### PROBLEM
Repeat everything from the first line of the listing below through the line that contains "const yLabel = '%", exactly. Leave out pictures.

....

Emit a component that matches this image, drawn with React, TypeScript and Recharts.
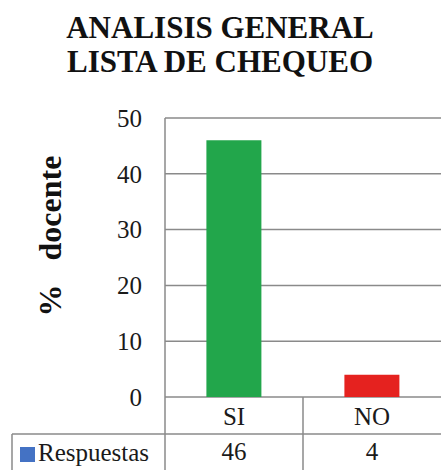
import React from 'react';
import { BarChart, Bar, XAxis, YAxis, CartesianGrid, Cell, Customized } from 'recharts';

const categories = ['SI', 'NO'];
const respuestas = [46, 4];
const barColors = ['#22a64b', '#e5221f'];
const yTicks = [0, 10, 20, 30, 40, 50];
const seriesName = 'Respuestas';
const titleLines = ['ANALISIS GENERAL', 'LISTA DE CHEQUEO'];
const yLabel = '%   docente';

const data = categories.map((c, i) => ({ name: c, value: respuestas[i] }));

const W = 441;
const H = 470;
const Y_W = 60;
const PLOT_LEFT = 165;
const GRID = '#8a8a8a';
const FONT = "'Liberation Serif', 'Times New Roman', serif";
const BAND = (W - PLOT_LEFT) / categories.length;
const txt = { fontFamily: FONT, fill: '#1a1a1a' };

function TableTick({ x, y, payload }: any) {
  const i = payload.index;
  const left = x - BAND / 2;
  return (
    <g>
      <line x1={left} y1={y} x2={left} y2={H} stroke={GRID} strokeWidth={1.5} />
      <text x={x} y={y + 28} textAnchor='middle' fontSize={25} style={txt}>
        {payload.value}
      </text>
      <text x={x} y={y + 63} textAnchor='middle' fontSize={25} style={txt}>
        {respuestas[i]}
      </text>
    </g>
  );
}

function ValueTick({ x, y, payload }: any) {
  return (
    <text x={x} y={y} dy='0.35em' textAnchor='end' fontSize={25} style={txt}>
      {payload.value}
    </text>
  );
}

function Overlay() {
  return (
    <g>
      {titleLines.map((t, i) => (
        <text
          key={t}
          x={220}
          y={38 + i * 34}
          textAnchor='middle'
          fontSize={31}
          fontWeight='bold'
          style={{ fontFamily: FONT, fill: '#111' }}
        >
          {t}
        </text>
      ))}
      <text
        x={50}
        y={236}
        transform='rotate(-90, 50, 236)'
        textAnchor='middle'
        dominantBaseline='central'
        fontSize={32}
        fontWeight='bold'
        style={{ fontFamily: FONT, fill: '#111', whiteSpace: 'pre' }}
      >
        {yLabel}
      </text>
      {/* table: series row */}
      <line x1={12} y1={434} x2={W} y2={434} stroke={GRID} strokeWidth={1.5} />
      <line x1={12} y1={434} x2={12} y2={H} stroke={GRID} strokeWidth={1.5} />
      <rect x={20} y={447} width={15} height={15} fill='#4472c4' />
      <text x={38} y={461} fontSize={25} style={txt}>
        {seriesName}
      </text>
    </g>
  );
}

export default function App() {
  return (
    <div style={{ position: 'absolute', left: 0, top: 0, background: '#fff' }}>
      <BarChart
        width={W}
        height={H}
        data={data}
        margin={{ top: 118, right: 0, bottom: 0, left: PLOT_LEFT - Y_W }}
        barCategoryGap='30%'
      >
        <CartesianGrid vertical={false} stroke={GRID} strokeWidth={1.5} />
        <XAxis
          dataKey='name'
          height={73}
          axisLine={false}
          tickLine={false}
          tickSize={0}
          tickMargin={0}
          interval={0}
          tick={<TableTick />}
        />
        <YAxis
          width={Y_W}
          domain={[0, 50]}
          ticks={yTicks}
          axisLine={{ stroke: GRID, strokeWidth: 1.5 }}
          tickLine={false}
          tickSize={0}
          tickMargin={23}
          tick={<ValueTick />}
        />
        <Bar dataKey='value' isAnimationActive={false}>
          {data.map((d, i) => (
            <Cell key={d.name} fill={barColors[i]} />
          ))}
        </Bar>
        <Customized component={Overlay} />
      </BarChart>
    </div>
  );
}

....

### REPLY
Emit a component that matches this image, drawn with React, TypeScript and Recharts.
import React from 'react';
import { BarChart, Bar, XAxis, YAxis, CartesianGrid, Cell, Customized } from 'recharts';

const categories = ['SI', 'NO'];
const respuestas = [46, 4];
const barColors = ['#22a64b', '#e5221f'];
const yTicks = [0, 10, 20, 30, 40, 50];
const seriesName = 'Respuestas';
const titleLines = ['ANALISIS GENERAL', 'LISTA DE CHEQUEO'];
const yLabel = '%   docente';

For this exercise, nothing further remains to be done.